No início do século 21, essas questões tinham sido resolvidas. Os EUA tinham ajudado a moldar a República Federal da Alemanha e tinham garantido sua segurança. A União Europeia tinha desativado a inimizade franco-alemã, flagelo eterno da Europa. Um entendimento tácito conferia a primazia política à França, mesmo que a força econômica maior fosse da Alemanha.

A unificação alemã tinha sido alcançada sem a neutralidade alemã, em um momento de debilidade russa e destreza americana. Uma moeda comum, o euro, tinha sido introduzida, obrigando a Alemanha a abrir mão do marco, reverenciado símbolo da recuperação do país, e atrelando sua sorte à do resto da Europa. Uma Alemanha unificada, ancorada no Ocidente e com fronteiras incontestes, existia dentro de uma Europa inteira e livre.

No entanto, o euro foi um cálice envenenado. Concebida para amarrar a Alemanha à Europa, a moeda comum em vez disso amarrou países europeus muito mais fracos à Alemanha em algo que, para alguns, notadamente a Grécia, mostraria ser uma camisa de força insustentável.

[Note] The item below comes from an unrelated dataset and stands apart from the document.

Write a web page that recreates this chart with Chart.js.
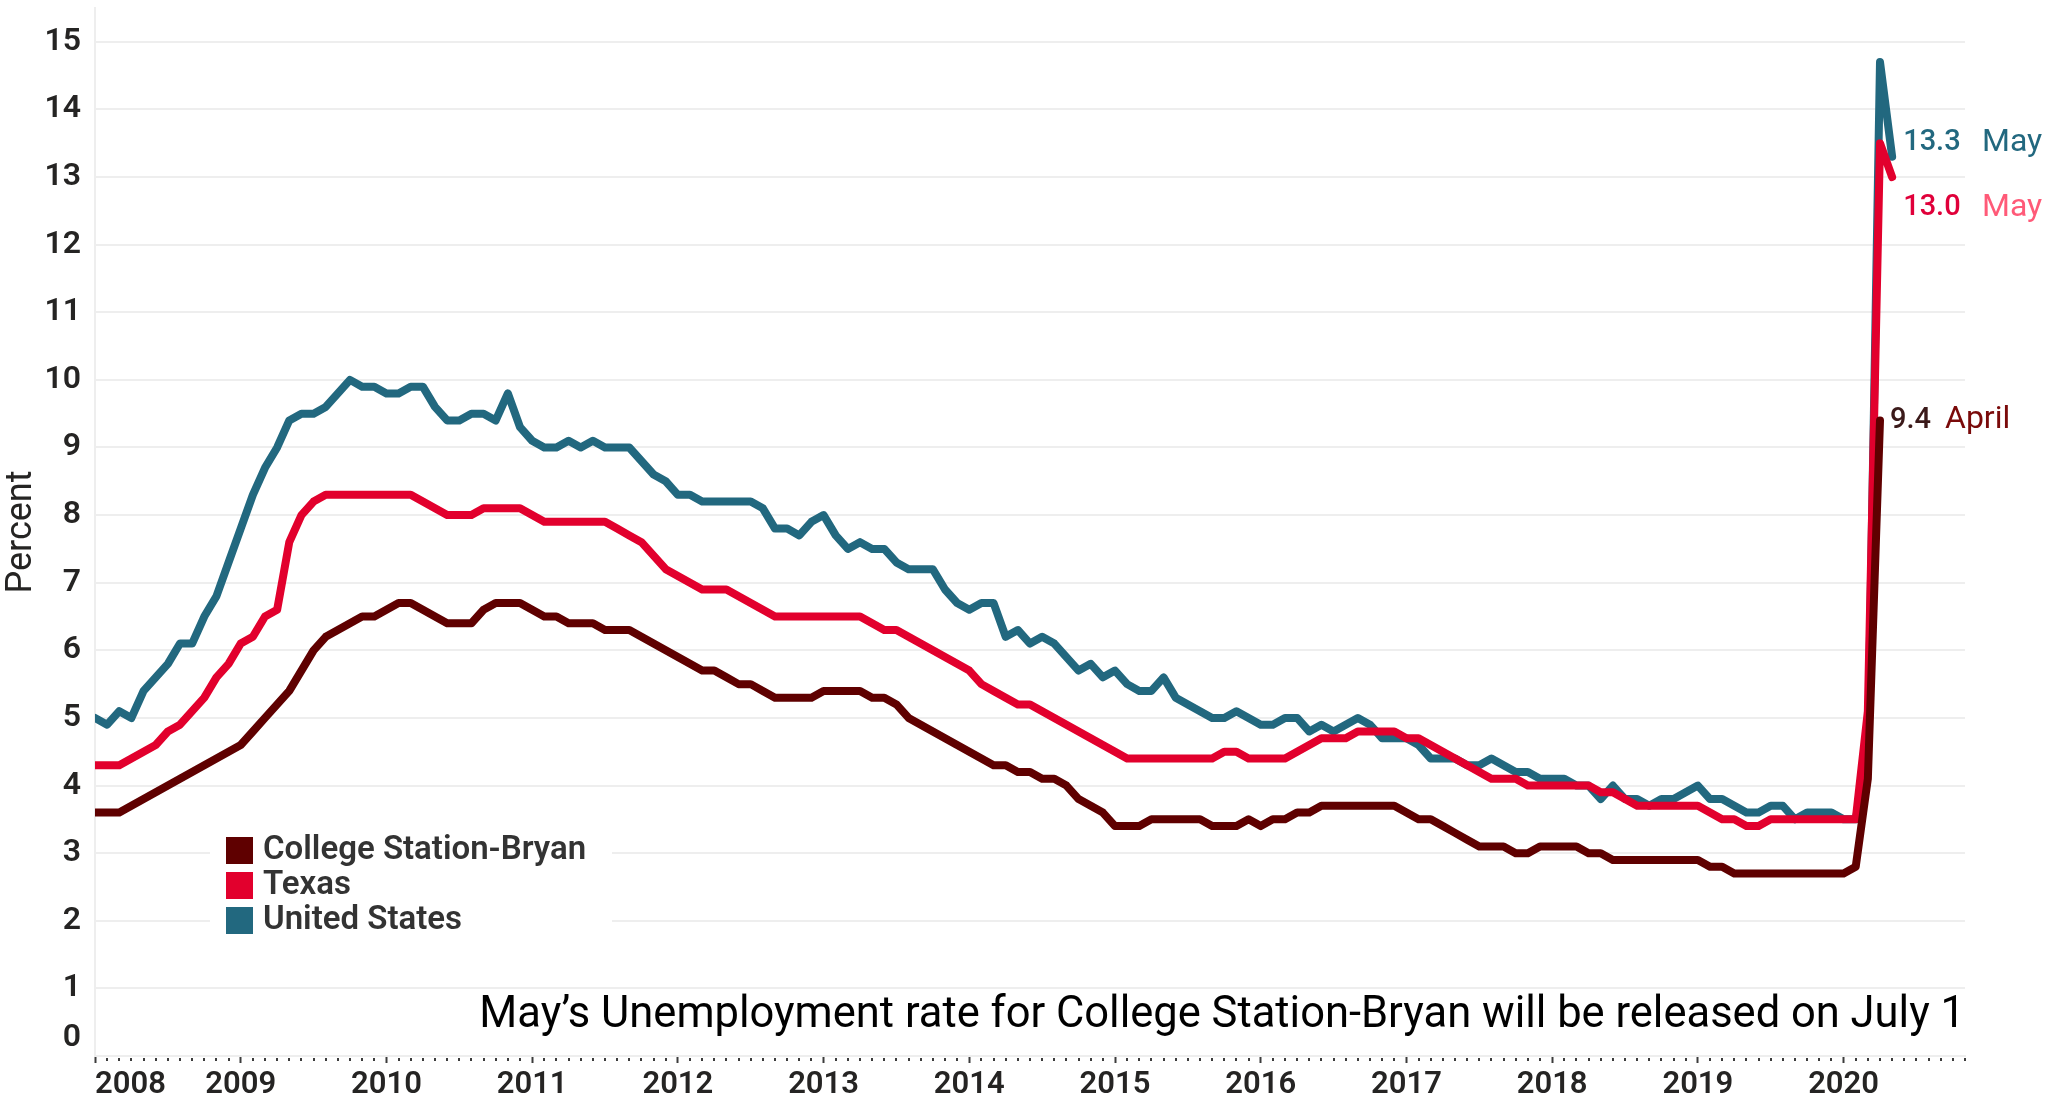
<!DOCTYPE html>
<html>
<head>
<meta charset="utf-8">
<title>Unemployment rate</title>
<script src="https://cdn.jsdelivr.net/npm/chart.js@4.4.0/dist/chart.umd.min.js"></script>
<style>
  html, body { margin: 0; padding: 0; background: #fff; }
  #wrap { width: 2050px; height: 1109px; }
</style>
</head>
<body>
<div id="wrap"><canvas id="chart" width="2050" height="1109"></canvas></div>
<script>
// Monthly unemployment rate, Jan 2008 onwards (percent)

const yearLabels = ['2008', '2009', '2010', '2011', '2012', '2013', '2014',
  '2015', '2016', '2017', '2018', '2019', '2020'];

const monthNames = ['January', 'February', 'March', 'April', 'May', 'June',
  'July', 'August', 'September', 'October', 'November', 'December'];

const yTickValues = [0, 1, 2, 3, 4, 5, 6, 7, 8, 9, 10, 11, 12, 13, 14, 15];

const seriesNames = ['College Station-Bryan', 'Texas', 'United States'];
const seriesColors = ['#5f0000', '#e2002d', '#22687f'];

// College Station-Bryan (ends April 2020)
const csbRate = [
  3.6, 3.6, 3.6, 3.7, 3.8, 3.9, 4.0, 4.1, 4.2, 4.3, 4.4, 4.5,
  4.6, 4.8, 5.0, 5.2, 5.4, 5.7, 6.0, 6.2, 6.3, 6.4, 6.5, 6.5,
  6.6, 6.7, 6.7, 6.6, 6.5, 6.4, 6.4, 6.4, 6.6, 6.7, 6.7, 6.7,
  6.6, 6.5, 6.5, 6.4, 6.4, 6.4, 6.3, 6.3, 6.3, 6.2, 6.1, 6.0,
  5.9, 5.8, 5.7, 5.7, 5.6, 5.5, 5.5, 5.4, 5.3, 5.3, 5.3, 5.3,
  5.4, 5.4, 5.4, 5.4, 5.3, 5.3, 5.2, 5.0, 4.9, 4.8, 4.7, 4.6,
  4.5, 4.4, 4.3, 4.3, 4.2, 4.2, 4.1, 4.1, 4.0, 3.8, 3.7, 3.6,
  3.4, 3.4, 3.4, 3.5, 3.5, 3.5, 3.5, 3.5, 3.4, 3.4, 3.4, 3.5,
  3.4, 3.5, 3.5, 3.6, 3.6, 3.7, 3.7, 3.7, 3.7, 3.7, 3.7, 3.7,
  3.6, 3.5, 3.5, 3.4, 3.3, 3.2, 3.1, 3.1, 3.1, 3.0, 3.0, 3.1,
  3.1, 3.1, 3.1, 3.0, 3.0, 2.9, 2.9, 2.9, 2.9, 2.9, 2.9, 2.9,
  2.9, 2.8, 2.8, 2.7, 2.7, 2.7, 2.7, 2.7, 2.7, 2.7, 2.7, 2.7,
  2.7, 2.8, 4.1, 9.4
];

// Texas (ends May 2020)
const texasRate = [
  4.3, 4.3, 4.3, 4.4, 4.5, 4.6, 4.8, 4.9, 5.1, 5.3, 5.6, 5.8,
  6.1, 6.2, 6.5, 6.6, 7.6, 8.0, 8.2, 8.3, 8.3, 8.3, 8.3, 8.3,
  8.3, 8.3, 8.3, 8.2, 8.1, 8.0, 8.0, 8.0, 8.1, 8.1, 8.1, 8.1,
  8.0, 7.9, 7.9, 7.9, 7.9, 7.9, 7.9, 7.8, 7.7, 7.6, 7.4, 7.2,
  7.1, 7.0, 6.9, 6.9, 6.9, 6.8, 6.7, 6.6, 6.5, 6.5, 6.5, 6.5,
  6.5, 6.5, 6.5, 6.5, 6.4, 6.3, 6.3, 6.2, 6.1, 6.0, 5.9, 5.8,
  5.7, 5.5, 5.4, 5.3, 5.2, 5.2, 5.1, 5.0, 4.9, 4.8, 4.7, 4.6,
  4.5, 4.4, 4.4, 4.4, 4.4, 4.4, 4.4, 4.4, 4.4, 4.5, 4.5, 4.4,
  4.4, 4.4, 4.4, 4.5, 4.6, 4.7, 4.7, 4.7, 4.8, 4.8, 4.8, 4.8,
  4.7, 4.7, 4.6, 4.5, 4.4, 4.3, 4.2, 4.1, 4.1, 4.1, 4.0, 4.0,
  4.0, 4.0, 4.0, 4.0, 3.9, 3.9, 3.8, 3.7, 3.7, 3.7, 3.7, 3.7,
  3.7, 3.6, 3.5, 3.5, 3.4, 3.4, 3.5, 3.5, 3.5, 3.5, 3.5, 3.5,
  3.5, 3.5, 5.1, 13.5, 13.0
];

// United States (ends May 2020)
const usRate = [
  5.0, 4.9, 5.1, 5.0, 5.4, 5.6, 5.8, 6.1, 6.1, 6.5, 6.8, 7.3,
  7.8, 8.3, 8.7, 9.0, 9.4, 9.5, 9.5, 9.6, 9.8, 10.0, 9.9, 9.9,
  9.8, 9.8, 9.9, 9.9, 9.6, 9.4, 9.4, 9.5, 9.5, 9.4, 9.8, 9.3,
  9.1, 9.0, 9.0, 9.1, 9.0, 9.1, 9.0, 9.0, 9.0, 8.8, 8.6, 8.5,
  8.3, 8.3, 8.2, 8.2, 8.2, 8.2, 8.2, 8.1, 7.8, 7.8, 7.7, 7.9,
  8.0, 7.7, 7.5, 7.6, 7.5, 7.5, 7.3, 7.2, 7.2, 7.2, 6.9, 6.7,
  6.6, 6.7, 6.7, 6.2, 6.3, 6.1, 6.2, 6.1, 5.9, 5.7, 5.8, 5.6,
  5.7, 5.5, 5.4, 5.4, 5.6, 5.3, 5.2, 5.1, 5.0, 5.0, 5.1, 5.0,
  4.9, 4.9, 5.0, 5.0, 4.8, 4.9, 4.8, 4.9, 5.0, 4.9, 4.7, 4.7,
  4.7, 4.6, 4.4, 4.4, 4.4, 4.3, 4.3, 4.4, 4.3, 4.2, 4.2, 4.1,
  4.1, 4.1, 4.0, 4.0, 3.8, 4.0, 3.8, 3.8, 3.7, 3.8, 3.8, 3.9,
  4.0, 3.8, 3.8, 3.7, 3.6, 3.6, 3.7, 3.7, 3.5, 3.6, 3.6, 3.6,
  3.5, 3.5, 4.4, 14.7, 13.3
];

const seriesValues = [csbRate, texasRate, usRate];

const noteText = 'May\u2019s Unemployment rate for College Station-Bryan will be released on July 1';

// --- Layout / style ---
const FONT = 'Roboto, "Noto Sans", sans-serif';
const TEXT_COLOR = '#252423';
const GRID_COLOR = '#eeeeee';
const X_MAX = 154;   // axis runs on past the data, to late 2020
const Y_MAX = 15.5;

// end-of-line labels: offsets from the last point of each series
const endLabelStyle = [
  { dx: 10, dy: 0, valueColor: '#3b1a1a', periodColor: '#7a0a0a', periodX: 1945 },
  { dx: 11, dy: 31, valueColor: '#e0003a', periodColor: '#ff5a78', periodX: 1982 },
  { dx: 11, dy: -14, valueColor: '#22687f', periodColor: '#22687f', periodX: 1982 },
];

function toPoints(values) {
  return values.map((v, i) => ({ x: i, y: v }));
}

function fitFont(ctx, text, width, weight, family) {
  let size = 40;
  ctx.font = weight + ' ' + size + 'px ' + family;
  size = size * width / ctx.measureText(text).width;
  return weight + ' ' + size.toFixed(1) + 'px ' + family;
}

const overlayPlugin = {
  id: 'overlay',
  afterDraw(chart) {
    const ctx = chart.ctx;
    const xs = chart.scales.x;
    const ys = chart.scales.y;
    const area = chart.chartArea;
    ctx.save();

    // minor (monthly) tick marks
    ctx.strokeStyle = '#3c3c3c';
    ctx.lineWidth = 2;
    for (let m = 0; m <= X_MAX; m++) {
      if (m % 12 === 0) continue;
      const px = Math.round(xs.getPixelForValue(m));
      ctx.beginPath();
      ctx.moveTo(px, area.bottom + 2);
      ctx.lineTo(px, area.bottom + 5);
      ctx.stroke();
    }

    // "0" label sits above the axis line, as in the original
    ctx.fillStyle = TEXT_COLOR;
    ctx.font = '600 32px ' + FONT;
    ctx.textAlign = 'right';
    ctx.textBaseline = 'middle';
    ctx.fillText('0', ys.right - 14, ys.getPixelForValue(0) - 18);

    // legend box inside the plot
    ctx.fillStyle = '#ffffff';
    ctx.fillRect(210, 826, 402, 120);
    ctx.font = '600 33px ' + FONT;
    ctx.textAlign = 'left';
    chart.data.datasets.forEach((ds, i) => {
      const top = 837 + i * 35;
      ctx.fillStyle = ds.borderColor;
      ctx.fillRect(226, top, 27, 27);
      ctx.fillStyle = '#333333';
      ctx.fillText(ds.label, 263, top + 14);
    });

    // value + month labels at the end of each line
    chart.data.datasets.forEach((ds, i) => {
      const pts = ds.data;
      const last = pts[pts.length - 1];
      const st = endLabelStyle[i];
      const px = xs.getPixelForValue(last.x) + st.dx;
      const py = ys.getPixelForValue(last.y) + st.dy;
      ctx.textAlign = 'left';
      ctx.font = '500 29px ' + FONT;
      ctx.fillStyle = st.valueColor;
      ctx.fillText(last.y.toFixed(1), px, py);
      ctx.font = '32px ' + FONT;
      ctx.fillStyle = st.periodColor;
      ctx.fillText(monthNames[last.x % 12], st.periodX, py);
    });

    // note under the lines
    ctx.font = fitFont(ctx, noteText, 1484, '400', FONT);
    ctx.fillStyle = '#000000';
    ctx.textAlign = 'right';
    ctx.textBaseline = 'alphabetic';
    ctx.fillText(noteText, area.right, 1027);

    ctx.restore();
  }
};

new Chart(document.getElementById('chart'), {
  type: 'line',
  data: {
    datasets: seriesNames.map((name, i) => ({
      label: name,
      data: toPoints(seriesValues[i]),
      borderColor: seriesColors[i],
      backgroundColor: seriesColors[i],
      borderWidth: 8,
      pointRadius: 0,
      tension: 0,
      fill: false,
      borderJoinStyle: 'round',
      borderCapStyle: 'round',
    })),
  },
  options: {
    responsive: false,
    animation: false,
    devicePixelRatio: 1,
    layout: { padding: { left: 0, right: 85, top: 8, bottom: 0 } },
    plugins: {
      legend: { display: false },
      tooltip: { enabled: false },
    },
    scales: {
      x: {
        type: 'linear',
        min: 0,
        max: X_MAX,
        afterBuildTicks(scale) {
          scale.ticks = yearLabels.map((_, i) => ({ value: i * 12 }))
            .concat([{ value: X_MAX }]);
        },
        afterFit(scale) {
          scale.height = 53;
          scale.paddingLeft = 0;
          scale.paddingRight = 0;
        },
        ticks: {
          autoSkip: false,
          maxRotation: 0,
          align: 'inner',
          padding: 4,
          color: TEXT_COLOR,
          font: { family: FONT, size: 31, weight: '600' },
          callback: (v) => (v % 12 === 0 ? yearLabels[v / 12] : ''),
        },
        grid: {
          drawOnChartArea: false,
          drawTicks: true,
          tickLength: 7,
          tickWidth: 2,
          tickColor: (c) => (c.tick && c.tick.value % 12 === 0 ? '#3c3c3c' : 'rgba(0,0,0,0)'),
        },
        border: { display: true, color: GRID_COLOR, width: 2 },
      },
      y: {
        min: 0,
        max: Y_MAX,
        afterBuildTicks(scale) {
          scale.ticks = yTickValues.map((v) => ({ value: v }));
        },
        afterFit(scale) {
          scale.width = 95;
          scale.paddingTop = 0;
          scale.paddingBottom = 0;
        },
        ticks: {
          padding: 14,
          color: TEXT_COLOR,
          font: { family: FONT, size: 32, weight: '600' },
          callback: (v) => (v === 0 ? '' : String(v)),
        },
        grid: { color: GRID_COLOR, lineWidth: 2, drawTicks: false },
        border: { display: true, color: GRID_COLOR, width: 2 },
        title: {
          display: true,
          text: 'Percent',
          color: TEXT_COLOR,
          font: { family: FONT, size: 36 },
          padding: 0,
        },
      },
    },
  },
  plugins: [overlayPlugin],
});
</script>
</body>
</html>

Quando a máquina exportadora de Berlim entrou em ação, o euro turbocarregou a hegemonia econômica alemã. A moeda uniu países de cultura mediterrânea, muito mais leniente e flexível, aos ditames alemães da disciplina, previsibilidade e austeridade. Produziu pressão crescente pela cessão da soberania —pois uma união monetária sem união política é problemática—, e essa cessão inevitavelmente era feita em favor do poderio alemão.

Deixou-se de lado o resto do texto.